Vedeva nella Lavarda la sua accusatrice: ei la trattava da spia e qui irrompeva in bestemmie. La sua volontà non era certo diretta contro l’autore di suoi giorni, ma contro la femina che riteneva la sua manifestatrice.

Le sue parole non erano quindi che contro di lei. Se offese il suo parlare la divinità, egli certo non mirava nella sua intenzione ad offenderla.

Quindi propongo che, non concorrendo nel fatto pravità d’intenzione nell’accusato Domenico Bortoli, si desista da ogni ulteriore investigazione criminale in titolo di perturbata religione; respinto lo stesso all’autorità commissariale che ne fece ricerca colla nota 24 agosto decorso numero 4501, con dichiararsi nulla osta […] di questo tribunale che sia posto lo stesso in immediata libertà.

Li 25 febbraio 1849

Fanzago

Conchiuso per maiora col relatore

Raccolta la votazione dal consiglier aulico presidente, il consigliere Marchesini osservava che la prava intenzione in questo genere di colpe ella è intrinseca, vale a dire compenetrata nella empietà della espressione, né occorre che sia provato il progetto di oltraggiare la divinità o divulgare la miscredenza, e perciò il votante riteneva delittuoso il fatto, specialmente dacchè consta che il prevenuto ubbriaco non fosse.

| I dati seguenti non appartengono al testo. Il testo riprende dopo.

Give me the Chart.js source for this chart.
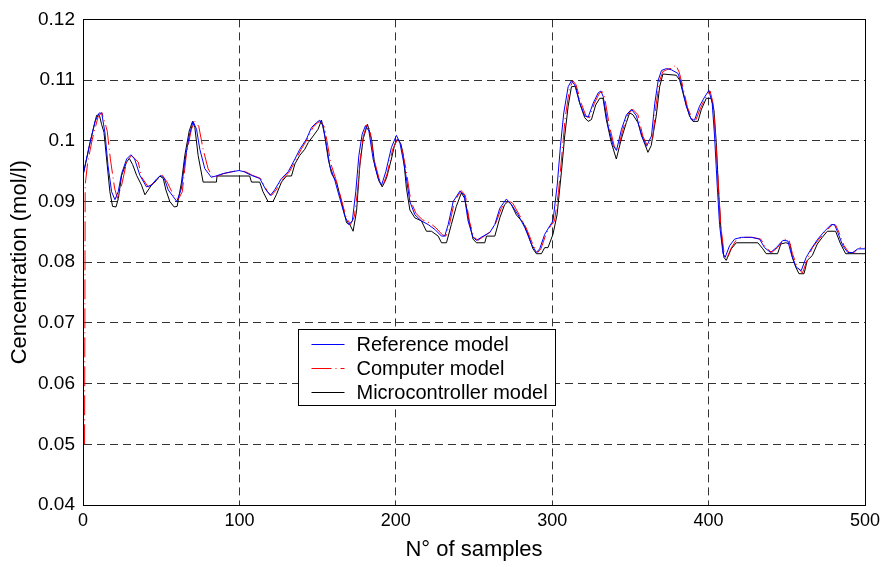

Ed opinava di conseguenza per l’atto di accusa.

Il giudice sussidiario Ruggieri si uniformava pienamente al voto del relatore.

Il giudice sussidiario Meneghin disse che vedeva bensì la pravità d’intenzione, ma che non trovava la bestemmia ereticale, quella bestemmia che leva l’attributo alla divinità, e ciò perché, non avendo le parole proferite dal Bortoli un senso assoluto ed esclusivo alla divinità, ammettono quindi anche una diversa interpretazione, cosa tanto più spiegabile in quanto che nell’abuso abbominevole che si fa del volgo di quelle espressioni, si dee ritenere che il Bortoli seguisse piuttosto l’abitudine di una guasta educazione, di quello che la volontà di offendere Dio.

E quindi opinava non concorrere nel denunciato fatto gli estremi del delitto e doversi perciò desistere da ogni ulteriore investigazione criminale al confronto di Domenico Bortoli.

1 Il paragrafo cioè che prevedeva, insieme ai due successivi, il reato di perturbazione della religione. Tale reato veniva commesso da, recitava il Codice: “a) chi con parole, scritti o fatti bestemmia contro Dio; b) chi turba un esercizio di religione, ch’è in osservanza nello Stato, o chi con ingiuriosa violazione delle cose destinate al divin culto, o con altro qualunque fatto, detto o scritto, mostra pubblicamente disprezzo per la religione; chi osa sedurre un cristiano ad apostatare dal cristianesimo; d) chi si sforza di diffondere l’incredulità o di spargere una dottrina contraria alla religione cristiana o di fondare una setta”, cfr. Codice penale…, p. 39.